Lead Site Reliability Engineer - Observability
Location: United Kingdom
Job Type: Full time
The Meraki Cloud supports millions of customer devices from 8 data centers around the world. Meraki’s customer base has grown by a factor of 2-3 every year, serving billions of HTTP requests per day globally. Our customers depend on our products to run their critical infrastructure of network switches, security appliances, wireless APs and security cameras.
Our SREs are responsible for building and growing the cloud that supports these customers and their networks. As a Lead Site Reliability Engineer on the Observability team you will lead the design, development and operation of large-scale, secure observability systems that make sure our services stay online and performant. We are a team of passionate software engineers that value quality and customer experience. Our team is based in the US and EMEA, and we embrace hybrid and remote work.
What you would be working on:
- Design, deploy and scale our Prometheus architecture to handle 100+ million active series and beyond.
- Deploy and operate large, high-performance ElasticSearch clusters holding 10-2000+TB of data.
- Deploy and grow high-throughput data pipelines built on Kafka, handling hundreds of thousands of events per second.
- Design and build an alerting system that allows engineering teams to construct alerts from multiple data sources and alerting workflows.
- Write libraries and APIs that give engineers self-service access to our monitoring, logging, and other observability systems.
- Use Terraform to deploy public and private cloud infrastructure.
We are looking for:
- Experience in designing, deploying and operating mid to large size distributed systems on VMs or bare metal machines running Linux (we run Debian and Ubuntu).
- Experience developing with languages like Ruby, Python, Go, Scala, or Bash.
- Being excited by the challenge of solving difficult problems in large distributed systems that deal with huge amounts of data.
- Interest in working on highly autonomous team that cares deeply about quality and customer experience.
- Being curious, able to learn fast and feel comfortable diving into unfamiliar code and systems to solve problems.
- Understanding the value of observability and can work with other teams to help them better monitor their services.
- Willing to be part of a production on-call rotation.
- Direct experience with the following technologies (or similar): Elasticsearch Logstash Kibana (ELK) stack, Kafka, Prometheus/Thanos/Cortex, Graphite, Ansible, Terraform, Consul.
At Cisco Meraki, we’re challenging the status quo with the power of diversity, inclusion, and collaboration.
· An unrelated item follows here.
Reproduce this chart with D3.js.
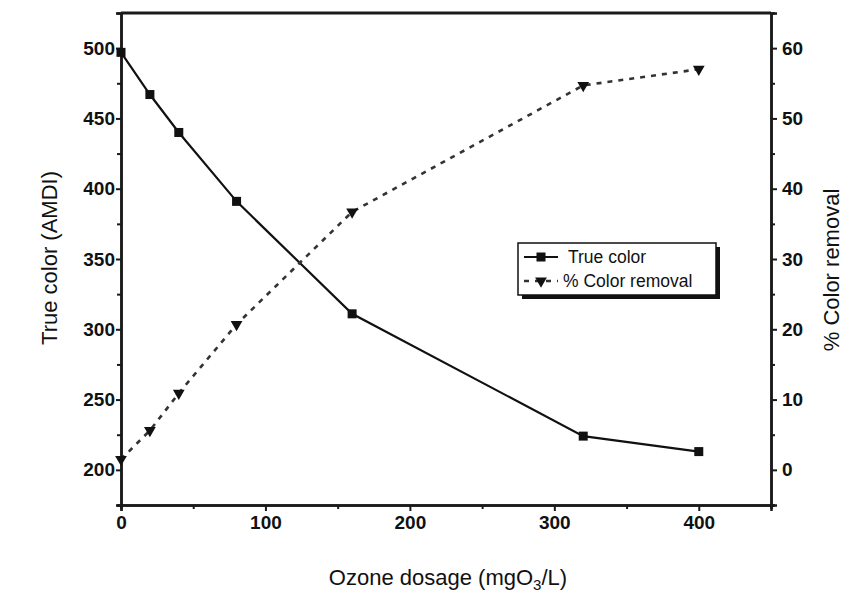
<!DOCTYPE html>
<html>
<head>
<meta charset="utf-8">
<script src="https://cdn.jsdelivr.net/npm/d3@7"></script>
<style>
  body { margin: 0; background: #fff; }
  text { font-family: "Liberation Sans", Arial, sans-serif; fill: #111; }
</style>
</head>
<body>
<div class="canvas"></div>
<script>
// data
var dosage = [0, 20, 40, 80, 160, 320, 400];
var trueColor = [497, 467, 440, 391, 311, 224, 213];
var removal = [1.5, 5.6, 10.9, 20.7, 36.7, 54.7, 57.0];
var xTicks = [0, 100, 200, 300, 400];
var yTicks = [200, 250, 300, 350, 400, 450, 500];
var y2Ticks = [0, 10, 20, 30, 40, 50, 60];

var width = 843, height = 592,
    margin = { top: 13, right: 72, bottom: 87, left: 121 },
    w = width - margin.left - margin.right,
    h = height - margin.top - margin.bottom;

var svg = d3.select('.canvas').append('svg')
    .attr('width', width)
    .attr('height', height);

var g = svg.append('g')
    .attr('transform', 'translate(' + margin.left + ',' + margin.top + ')');

var x = d3.scaleLinear().domain([0, 450]).range([0, w]),
    y = d3.scaleLinear().domain([175, 525]).range([h, 0]),
    y2 = d3.scaleLinear().domain([-5, 65]).range([h, 0]);

// minor ticks sit half way between the labelled ones
function minor(ticks, step) {
    return ticks.map(function (t) { return t - step; });
}

g.append('g').attr('transform', 'translate(0,' + h + ')')
    .call(d3.axisBottom(x).tickValues(minor(xTicks, -50)).tickSize(4).tickFormat(''));
g.append('g')
    .call(d3.axisLeft(y).tickValues(minor(yTicks, 25)).tickSize(4).tickFormat(''));
g.append('g').attr('transform', 'translate(' + w + ',0)')
    .call(d3.axisRight(y2).tickValues(minor(y2Ticks, 5)).tickSize(4).tickFormat(''));

g.append('g')
    .attr('transform', 'translate(0,' + h + ')')
    .call(d3.axisBottom(x).tickValues(xTicks).tickSize(6).tickPadding(5));
g.append('g')
    .call(d3.axisLeft(y).tickValues(yTicks).tickSize(5).tickPadding(1));
g.append('g')
    .attr('transform', 'translate(' + w + ',0)')
    .call(d3.axisRight(y2).tickValues(y2Ticks).tickSize(6).tickPadding(5));

svg.selectAll('.domain').attr('stroke', '#1a1a1a').attr('stroke-width', 2.5);
svg.selectAll('.tick line').attr('stroke', '#1a1a1a').attr('stroke-width', 2);
svg.selectAll('.tick text')
    .style('font-family', '"Liberation Sans Narrow", "Liberation Sans", Arial, sans-serif')
    .style('font-size', '19px')
    .style('font-weight', 'bold')
    .attr('fill', '#222');

// top border
g.append('line')
    .attr('x1', 0).attr('x2', w)
    .attr('y1', 0).attr('y2', 0)
    .attr('stroke', '#1a1a1a').attr('stroke-width', 3);

var pts = dosage.map(function (d, i) {
    return { x: d, c: trueColor[i], r: removal[i] };
});

// true color series
g.append('path')
    .datum(pts)
    .attr('fill', 'none')
    .attr('stroke', '#111')
    .attr('stroke-width', 2.2)
    .attr('d', d3.line().x(function (d) { return x(d.x); }).y(function (d) { return y(d.c); }));

g.selectAll('rect.sq')
    .data(pts)
    .enter()
    .append('rect')
    .attr('class', 'sq')
    .attr('x', function (d) { return x(d.x) - 4.5; })
    .attr('y', function (d) { return y(d.c) - 4.5; })
    .attr('width', 9)
    .attr('height', 9)
    .attr('fill', '#111');

// % color removal series
g.append('path')
    .datum(pts)
    .attr('fill', 'none')
    .attr('stroke', '#333')
    .attr('stroke-width', 2.6)
    .attr('stroke-dasharray', '5,6')
    .attr('d', d3.line().x(function (d) { return x(d.x); }).y(function (d) { return y2(d.r); }));

var tri = d3.symbol().type(d3.symbolTriangle).size(60);
g.selectAll('path.tri')
    .data(pts)
    .enter()
    .append('path')
    .attr('class', 'tri')
    .attr('d', tri)
    .attr('transform', function (d) {
        return 'translate(' + x(d.x) + ',' + y2(d.r) + ') rotate(180)';
    })
    .attr('fill', '#111');

// legend
var lg = svg.append('g').attr('transform', 'translate(518,243)');
lg.append('rect').attr('x', 4).attr('y', 4).attr('width', 198).attr('height', 52).attr('fill', '#111');
lg.append('rect').attr('x', 0).attr('y', 0).attr('width', 198).attr('height', 52)
    .attr('fill', '#fff').attr('stroke', '#111').attr('stroke-width', 1.5);

lg.append('line').attr('x1', 6).attr('x2', 40).attr('y1', 14).attr('y2', 14)
    .attr('stroke', '#111').attr('stroke-width', 2.2);
lg.append('rect').attr('x', 18.5).attr('y', 9.5).attr('width', 9).attr('height', 9).attr('fill', '#111');
lg.append('line').attr('x1', 6).attr('x2', 40).attr('y1', 38).attr('y2', 38)
    .attr('stroke', '#333').attr('stroke-width', 2.6).attr('stroke-dasharray', '5,6');
lg.append('path').attr('d', tri).attr('transform', 'translate(23,38) rotate(180)').attr('fill', '#111');

lg.append('text').attr('x', 50).attr('y', 20).text('True color')
    .style('font-size', '17.5px');
lg.append('text').attr('x', 45).attr('y', 44).text('% Color removal')
    .style('font-size', '17.5px');

// axis titles
svg.append('text')
    .attr('transform', 'translate(57,258) rotate(-90)')
    .attr('text-anchor', 'middle')
    .style('font-size', '22px')
    .text('True color (AMDI)');

svg.append('text')
    .attr('transform', 'translate(839,270) rotate(-90)')
    .attr('text-anchor', 'middle')
    .style('font-size', '22px')
    .text('% Color removal');

var xt = svg.append('text')
    .attr('x', 448)
    .attr('y', 585)
    .attr('text-anchor', 'middle')
    .style('font-size', '22px');
xt.append('tspan').text('Ozone dosage (mgO');
xt.append('tspan').attr('dy', 5).style('font-size', '15px').text('3');
xt.append('tspan').attr('dy', -5).text('/L)');
</script>
</body>
</html>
When we connect different perspectives, we can imagine new possibilities, inspire innovation, and release the full potential of our people. We’re building an employee experience that includes appreciation, belonging, growth, and purpose for everyone.
Cisco is an Affirmative Action and Equal Opportunity Employer and all qualified applicants will receive consideration for employment without regard to race, color, religion, gender, sexual orientation, national origin, genetic information, age, disability, veteran status, or any other legally protected basis. Cisco will consider for employment, on a case by case basis, qualified applicants with arrest and conviction records.
Cisco Covid-19 Vaccination Policy
The health and safety of Cisco's employees, customers, and partners is a top priority. Our goal is to protect and mitigate the spread of COVID-19 infection for strong business resiliency during the pandemic. Therefore, Cisco may require new hires to be fully vaccinated against COVID-19 if the role requires business-related travel, meeting with customers/partners (including visiting third-party sites on behalf of Cisco), attending trade events, and Cisco office entry, unless otherwise prohibited by applicable law, and in countries where COVID-19 vaccination is legally required. The company will consider legally required accommodations/exceptions for medical, religious, and other reasons as per the requirements of the role and in accordance with applicable law. Additional information will be provided to candidates about the requirements and accommodation process at the offer time based on region.